*DIRECTIVE:*
Gather the lines below that include the string "chart", copying each in full.

INFORMATION SUPPLIED start

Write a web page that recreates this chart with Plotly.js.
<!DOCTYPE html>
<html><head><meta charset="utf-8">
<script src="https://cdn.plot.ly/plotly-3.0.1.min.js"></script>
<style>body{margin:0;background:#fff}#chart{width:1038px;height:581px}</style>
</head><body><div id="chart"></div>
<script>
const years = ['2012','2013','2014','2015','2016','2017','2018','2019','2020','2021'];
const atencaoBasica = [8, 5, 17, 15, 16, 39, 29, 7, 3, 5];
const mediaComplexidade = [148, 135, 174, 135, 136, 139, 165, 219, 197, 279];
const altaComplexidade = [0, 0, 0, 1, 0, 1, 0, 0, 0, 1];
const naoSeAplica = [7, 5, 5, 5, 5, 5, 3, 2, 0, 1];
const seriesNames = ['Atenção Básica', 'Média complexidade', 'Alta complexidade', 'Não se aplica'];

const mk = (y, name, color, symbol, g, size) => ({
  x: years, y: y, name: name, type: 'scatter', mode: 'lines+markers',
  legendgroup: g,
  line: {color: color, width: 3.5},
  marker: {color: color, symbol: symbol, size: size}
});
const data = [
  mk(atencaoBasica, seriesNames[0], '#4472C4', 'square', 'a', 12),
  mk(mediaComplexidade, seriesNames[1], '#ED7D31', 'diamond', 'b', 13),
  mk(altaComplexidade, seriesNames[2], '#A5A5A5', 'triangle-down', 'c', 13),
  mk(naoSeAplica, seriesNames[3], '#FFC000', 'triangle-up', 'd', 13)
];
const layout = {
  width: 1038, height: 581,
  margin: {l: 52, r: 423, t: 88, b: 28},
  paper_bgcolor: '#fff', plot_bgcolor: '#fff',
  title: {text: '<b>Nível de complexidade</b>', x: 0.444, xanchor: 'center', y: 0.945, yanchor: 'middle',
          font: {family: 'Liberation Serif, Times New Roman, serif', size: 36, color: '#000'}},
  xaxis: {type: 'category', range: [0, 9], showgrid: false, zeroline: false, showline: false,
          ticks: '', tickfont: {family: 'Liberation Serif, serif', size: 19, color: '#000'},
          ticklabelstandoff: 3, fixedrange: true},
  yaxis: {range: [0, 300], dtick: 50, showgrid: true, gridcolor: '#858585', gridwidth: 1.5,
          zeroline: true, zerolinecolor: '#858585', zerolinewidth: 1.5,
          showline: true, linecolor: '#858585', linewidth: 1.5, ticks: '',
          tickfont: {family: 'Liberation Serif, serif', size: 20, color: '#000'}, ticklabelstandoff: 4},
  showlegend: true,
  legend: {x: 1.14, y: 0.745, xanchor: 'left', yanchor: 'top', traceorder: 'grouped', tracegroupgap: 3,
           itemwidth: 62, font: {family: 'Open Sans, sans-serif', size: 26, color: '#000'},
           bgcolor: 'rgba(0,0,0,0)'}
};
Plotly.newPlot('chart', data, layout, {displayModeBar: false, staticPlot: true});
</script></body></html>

INFORMATION SUPPLIED end

*ANSWER TO THE PROBLEM:*
Write a web page that recreates this chart with Plotly.js.
<style>body{margin:0;background:#fff}#chart{width:1038px;height:581px}</style>
</head><body><div id="chart"></div>
Plotly.newPlot('chart', data, layout, {displayModeBar: false, staticPlot: true});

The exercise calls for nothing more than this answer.